Grant Fitzner, the ONS’s chief economist, said: “The rate of inflation eased slightly this month driven by falls in the often-erratic cost of overnight accommodation and air fares, as well as food prices rising by less than the same time last year.
“This was partially offset by an increase in the price of petrol and diesel compared with a steep decline at this time last year, following record prices seen in July 2022. Core inflation has slowed this month by more than the headline rate, driven by lower services prices.”
Chancellor Jeremy Hunt said: “Today’s news shows the plan to deal with inflation is working – plain and simple.
“But it is still too high which is why it is all the more important to stick to our plan to halve it so we can ease the pressure on families and businesses.

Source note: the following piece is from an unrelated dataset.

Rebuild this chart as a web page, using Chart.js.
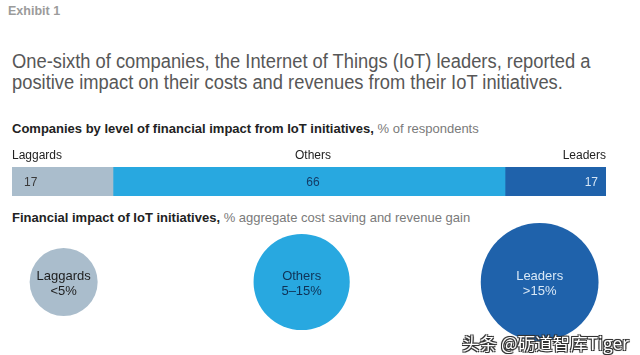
<!DOCTYPE html>
<html><head><meta charset="utf-8">
<script src="https://cdn.jsdelivr.net/npm/chart.js@4"></script>
<style>
html,body{margin:0;padding:0;background:#fff;width:640px;height:355px;overflow:hidden;font-family:"Liberation Sans",Arial,Helvetica,sans-serif;}
#wrap{position:relative;width:640px;height:355px;}
.t{position:absolute;white-space:nowrap;}
#exhibit{left:8px;top:4px;font-size:12.5px;font-weight:bold;color:#9b9b9b;}
#title{left:12px;top:51px;font-size:19.5px;color:#575757;line-height:21px;transform:scaleX(0.94);transform-origin:0 0;}
#sub1{left:12px;top:121px;font-size:13px;color:#222;}
#sub2{left:12px;top:210px;font-size:13px;color:#222;}
.b{font-weight:bold;}
.g{color:#7a7a7a;}
#barBox{position:absolute;left:0;top:140px;width:640px;height:70px;}
#bubBox{position:absolute;left:0;top:210px;width:640px;height:144px;}
#wm{left:462px;top:330px;font-family:"Noto Sans CJK SC",sans-serif;font-size:17.5px;color:#fff;
  text-shadow:-1px -1px 0 #333,1px -1px 0 #333,-1px 1px 0 #333,1px 1px 0 #333,0 0 2px #000;}
</style></head>
<body><div id="wrap">
<div class="t" id="exhibit">Exhibit 1</div>
<div class="t" id="title">One-sixth of companies, the Internet of Things (IoT) leaders, reported a<br>positive impact on their costs and revenues from their IoT initiatives.</div>
<div class="t" id="sub1"><span class="b">Companies by level of financial impact from IoT initiatives,</span> <span class="g">% of respondents</span></div>
<div id="barBox"><canvas id="bar"></canvas></div>
<div class="t" id="sub2"><span class="b">Financial impact of IoT initiatives,</span> <span class="g">% aggregate cost saving and revenue gain</span></div>
<div id="bubBox"><canvas id="bub"></canvas></div>
<div class="t" id="wm">头条 @砺道智库Tiger</div>
</div>
<script>
// ---- data ----
const categories = ['Laggards', 'Others', 'Leaders'];
const shareOfRespondents = [17, 66, 17];          // % of respondents
const impactRanges = ['<5%', '5–15%', '>15%'];    // % aggregate cost saving and revenue gain
const impactBubbleArea = [1, 2, 3];                // relative bubble area
// ---- styles ----
const fills = ['#aabdcc', '#28a8e0', '#1f62ab'];
const nameColors = ['#222222', '#222222', '#222222'];
const valueColors = ['#3a3a3a', '#143c66', '#d6e6f5'];
const bubbleTextColors = ['#1e1e1e', '#0f3256', '#d9e8f6'];
const FONT = '"Liberation Sans", Arial, Helvetica, sans-serif';

// ---- stacked bar ----
const barLabelPlugin = {
  id: 'barLabels',
  afterDatasetsDraw(chart) {
    const ctx = chart.ctx;
    ctx.save();
    ctx.textBaseline = 'middle';
    chart.data.datasets.forEach((ds, i) => {
      const el = chart.getDatasetMeta(i).data[0];
      const left = Math.min(el.base, el.x), right = Math.max(el.base, el.x);
      const cy = el.y;
      const top = cy - el.height / 2;
      let align, nx, vx;
      if (i === 0) { align = 'left'; nx = left; vx = left + 12; }
      else if (i === chart.data.datasets.length - 1) { align = 'right'; nx = right; vx = right - 8; }
      else { align = 'center'; nx = (left + right) / 2 + 4; vx = (left + right) / 2 + 4; }
      ctx.textAlign = align;
      ctx.font = '12px ' + FONT;
      ctx.fillStyle = nameColors[i];
      ctx.fillText(ds.label, nx, top - 11);
      ctx.fillStyle = valueColors[i];
      ctx.fillText(String(ds.data[0]), vx, cy + 1);
    });
    ctx.restore();
  }
};

new Chart(document.getElementById('bar'), {
  type: 'bar',
  data: {
    labels: ['Companies'],
    datasets: categories.map((c, i) => ({
      label: c, data: [shareOfRespondents[i]], backgroundColor: fills[i],
      borderWidth: 0, barPercentage: 1, categoryPercentage: 1
    }))
  },
  options: {
    indexAxis: 'y', responsive: true, maintainAspectRatio: false, animation: false,
    layout: { padding: { left: 12, right: 34, top: 27, bottom: 14 } },
    plugins: { legend: { display: false }, tooltip: { enabled: false } },
    scales: {
      x: { stacked: true, min: 0, max: 100, display: false },
      y: { stacked: true, display: false }
    }
  },
  plugins: [barLabelPlugin]
});

// ---- bubbles ----
const cumStart = shareOfRespondents.map((v, i) => shareOfRespondents.slice(0, i).reduce((a, b) => a + b, 0));
const bubblePoints = categories.map((c, i) => ({ x: cumStart[i] + shareOfRespondents[i] / 2, y: 0, area: impactBubbleArea[i] }));
const BASE_R = 34;

const bubbleLabelPlugin = {
  id: 'bubbleLabels',
  afterDatasetsDraw(chart) {
    const ctx = chart.ctx;
    ctx.save();
    ctx.textAlign = 'center';
    ctx.textBaseline = 'middle';
    chart.getDatasetMeta(0).data.forEach((el, i) => {
      ctx.fillStyle = bubbleTextColors[i];
      ctx.font = '13px ' + FONT;
      ctx.fillText(categories[i], el.x, el.y - 6);
      ctx.fillText(impactRanges[i], el.x, el.y + 9);
    });
    ctx.restore();
  }
};

new Chart(document.getElementById('bub'), {
  type: 'bubble',
  data: {
    datasets: [{
      data: bubblePoints,
      backgroundColor: fills, borderWidth: 0, clip: false,
      radius: (c) => BASE_R * Math.sqrt(c.raw.area),
      hoverRadius: 0
    }]
  },
  options: {
    responsive: true, maintainAspectRatio: false, animation: false,
    layout: { autoPadding: false, padding: 0 },
    plugins: { legend: { display: false }, tooltip: { enabled: false } },
    scales: {
      x: { type: 'linear', min: -2.6, max: 109, display: false },
      y: { type: 'linear', min: -1, max: 1, display: false }
    }
  },
  plugins: [bubbleLabelPlugin]
});
</script>
</body></html>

“It is also the only path to sustainably higher growth.”
Despite the fall in the Consumer Price Index, shadow chancellor Rachel Reeves said: “The UK is forecast to have the highest inflation of any major economy this year.
“The Prime Minister is too weak to turn things around, while his predecessor Liz Truss continues to call for the same policies that crashed the economy this time last year.
“The Conservatives have wreaked havoc and working people are paying the price.”
She claimed a Labour government would “grow our economy so we can increase living standards, bring down bills and make working people in all parts of the country better off”.